Past President and Former Ride Captain

I became interested in motorcycling, first as a passenger, when I had my first ever motorcycle ride, on the back in 1994. I heard about the women only Motorcycle Safety Foundation course from a Road Runner when I was out on a ride. I took the course and then practiced in the parking lot of Action Yamaha on a little bike until I felt secure enough to take the test at Motor Vehicles. The riding test wasn't available at the course as it is now. Then I practiced in my mother's neighborhood. My bike was kept in her garage at the time. Eventually I moved onto faster local roads and then highways.

My favorite place to ride is anywhere -- really. I love to ride! The prettiest trip was to the Honda Hoot in North Carolina. And then the ride to the covered bridges in Vermont was gorgeous.

My son, Billy has been riding since he was a young-un. He gave me my first bike, a 1972 Honda CB 350 for Mother's Day. Glenn gave me that first motorcycle ride and many more wonderful rides before I took the Beginners Riding Course. My mother, however, always referred to my motorcycle as that damn motorcycle." All my friends ride -- the Spokes-Women, Polar Bears, Glenn, the Road Runners, Dawn Patrol, Town and Country, AMA District II reps and the friends I meet all over the place.

I learned about the Spokes-Women MC from a friend of my daughter's who was a member of the Club while they were in med school together. The Spokes-Women MC is a huge part of my life. The Club opened up a whole new world for me and helped me through some of the most difficult times of my life. I couldn't ask for better or kinder friends.

What do I expect to gain by being part of the club is a difficult question because I don't look to gain by being a member. But I have gained so much -- friendship, camaraderie, joy and fun, and the opportunities to learn more about my passion for motorcycling, to become a better rider and to participate in fund raising for the charities the Club supports. I do support other charities with monetary contributions. But my time goes primarily to the Spokes-Women and our fund raising efforts.

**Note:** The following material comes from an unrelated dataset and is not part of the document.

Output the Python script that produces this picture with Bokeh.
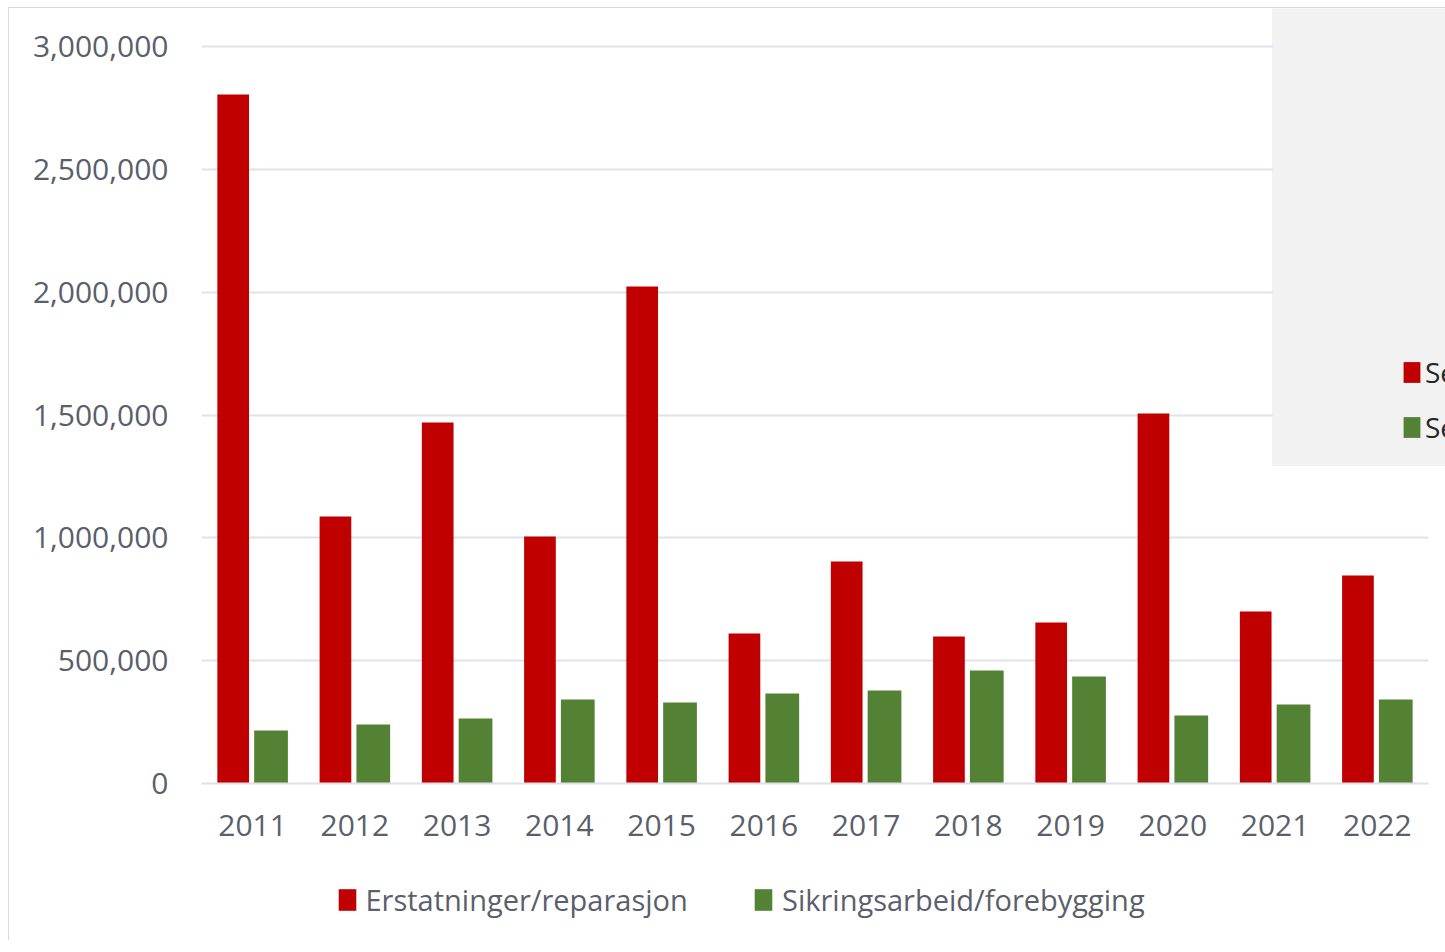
from bokeh.plotting import figure
from bokeh.layouts import column
from bokeh.models import (ColumnDataSource, Range1d, BoxAnnotation,
                          Legend, LegendItem, NumeralTickFormatter, FixedTicker)
from bokeh.transform import dodge
from bokeh.embed import file_html
from bokeh.resources import INLINE

# ---- data ----
years = ["2011", "2012", "2013", "2014", "2015", "2016",
         "2017", "2018", "2019", "2020", "2021", "2022"]
erstatninger = [2805000, 1087000, 1469000, 1005000, 2023000, 611000,
                904000, 598000, 655000, 1506000, 700000, 847000]
sikring = [216000, 240000, 265000, 342000, 330000, 366000,
           379000, 460000, 436000, 277000, 322000, 342000]
y_ticks = [0, 500000, 1000000, 1500000, 2000000, 2500000, 3000000]
series_names = ["Erstatninger/reparasjon", "Sikringsarbeid/forebygging"]
panel_names = ["Serie1", "Serie2"]

RED = "#c00000"
GREEN = "#548235"
TXT = "#5a5f6b"
FONT = "Open Sans"

idx = list(range(len(years)))
src = ColumnDataSource(dict(x=idx, year=years, e=erstatninger, s=sikring))

W, H1, H2 = 1436, 860, 72
FL, FB = 192, 775            # frame left / bottom (canvas px)
Y_MAX = 3000000
y_end = Y_MAX * FB / 737.0   # 3M gridline sits 38px below frame top
x_end = len(years) - 0.5 + (W - 1419) / 102.25

p = figure(x_range=Range1d(-0.5, x_end), y_range=Range1d(0, y_end),
           width=W, height=H1, output_backend="svg", toolbar_location=None,
           min_border_left=FL, min_border_right=0, min_border_top=0,
           min_border_bottom=H1 - FB)
p.outline_line_color = None
p.background_fill_color = "white"
p.border_fill_color = "white"

r1 = p.vbar(x=dodge("x", -0.19), top="e", width=0.31,
            source=src, fill_color=RED, line_color=None)
r2 = p.vbar(x=dodge("x", 0.18), top="s", width=0.33,
            source=src, fill_color=GREEN, line_color=None)

# axes
p.yaxis.ticker = FixedTicker(ticks=y_ticks)
p.yaxis.formatter = NumeralTickFormatter(format="0,0")
p.yaxis.axis_line_color = None
p.yaxis.major_tick_line_color = None
p.yaxis.minor_tick_line_color = None
p.yaxis.major_label_standoff = 27
p.xaxis.ticker = FixedTicker(ticks=idx)
p.xaxis.major_label_overrides = {i: y for i, y in zip(idx, years)}
p.xaxis.bounds = (-0.5, len(years) - 0.5)
p.xaxis.axis_line_color = "#dde0e8"
p.xaxis.axis_line_width = 2
p.xaxis.major_tick_line_color = None
p.xaxis.minor_tick_line_color = None
p.xaxis.major_label_standoff = 25
for ax in (p.xaxis, p.yaxis):
    ax.major_label_text_font = FONT
    ax.major_label_text_font_size = "30px"
    ax.major_label_text_color = TXT

p.xgrid.grid_line_color = None
p.ygrid.grid_line_color = "#dfe2ea"
p.ygrid.grid_line_width = 2

# white strip right of the plot area (hides grid overflow)
strip = BoxAnnotation(left=len(years) - 0.5, top=457, top_units="canvas",
                      fill_color="white", fill_alpha=1.0, line_color=None)
p.add_layout(strip)

# overlapping grey panel (part of another chart) at top right
panel = BoxAnnotation(left=1263, top=0, bottom=457,
                      left_units="canvas", top_units="canvas",
                      bottom_units="canvas",
                      fill_color="#f2f2f2", fill_alpha=1.0,
                      line_color="#e6e6e6", line_width=1)
p.add_layout(panel)

leg_panel = Legend(items=[LegendItem(label=panel_names[0], renderers=[r1]),
                          LegendItem(label=panel_names[1], renderers=[r2])],
                   location=(1200, 337), orientation="vertical",
                   border_line_color=None, background_fill_alpha=0,
                   padding=0, margin=0, spacing=17,
                   glyph_width=21, glyph_height=26, label_standoff=3,
                   label_text_font=FONT, label_text_font_size="28px",
                   label_text_color="#262626")
p.add_layout(leg_panel)

# ---- legend strip below the chart (frame aligned with the main plot) ----
p2 = figure(x_range=Range1d(1000, 1001), y_range=Range1d(1000, 1001),
            width=W, height=H2, output_backend="svg", toolbar_location=None,
            x_axis_location=None, y_axis_location=None,
            min_border_left=0, min_border_right=0, min_border_top=0,
            min_border_bottom=0)
p2.outline_line_color = None
p2.xgrid.visible = False
p2.ygrid.visible = False
# zero-size proxies: only their colours are used by the legend
k1 = p2.vbar(x="x", top=0, width=0, source=src,
             fill_color=RED, line_color=None)
k2 = p2.vbar(x="x", top=0, width=0, source=src,
             fill_color=GREEN, line_color=None)

for lab, rr, vx in ((series_names[0], k1, 134.5), (series_names[1], k2, 551)):
    lg = Legend(items=[LegendItem(label=lab, renderers=[rr])],
                location=(vx, 21), orientation="horizontal",
                border_line_color=None, background_fill_alpha=0,
                padding=0, margin=0,
                glyph_width=22, glyph_height=27, label_standoff=8,
                label_text_font=FONT, label_text_font_size="29px",
                label_text_color=TXT)
    p2.add_layout(lg)

layout = column(p, p2, spacing=0,
                styles={"margin-left": "8px", "margin-top": "7px",
                        "border-left": "1px solid #d9d9d9",
                        "border-top": "1px solid #d9d9d9"})

open("out.html", "w").write(file_html(layout, INLINE))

I do some maintenance on my motorcycle. The trickiest I get is changing the oil and battery. The latter is a mean feat since it takes an hour just to get all the plastic off and another 45 minutes to put it back on.

Rider safety is important to me. I wear a denim jacket when it's hot out. I always wear denim jeans unless I'm in my full Gortex riding suit with armor. I always wear boots, gloves and a full face helmet. If it's on the cool side I'll wear leather chaps and jacket. When it's really cold, during Polar Bear season, I wear electric gloves and vest and long johns, etc., under the Gortex suit.

I've been riding with Spokeswomen in group rides since 1995. The first ever was a ride to Wildwood in the pouring rain. For a long time I thought that all Spokeswomen's long rides had to be in pouring rain -- the ride back from Pony Express in 1996 for another example. I ride highways of course but I prefer a pretty road with flowers, streams and animals. I don't like riding after dark. I can't see well in the dark and the cars' headlights behind me bother me. I don't like to ride when I'm tired or when the other people on the road drive aggressively or carelessly.

I can't really say that I have other hobbies at this time. I do ski for a week each winter. I don't roller skate anymore. Ha, ha. Then there's Glenn. He takes a lot of time.

I grew up in New Brunswick and graduated from Douglass College. I was a biochemist at UMDNJ before going to law school. I graduated from Seton Hall University Law School in Newark and clerked for Judge John E. Keefe in Middlesex County. I wrote and implemented the pilot Special Master Program for asbestos litigation in the State. I was Special Master for a year and then went into private practice. On May 1st I became a Deputy Attorney General in the Banking and Insurance Section of the Division of Law in Trenton.

I still have the 1972 CB 350 and a Nighthawk CB 750 that I've been trying to sell since I bought Walt Kern's Pacific Coast. If money, my back and the weight of the bike were not concerns, my dream bike would be a dark green Venture, detailed to perfection with shades of cream.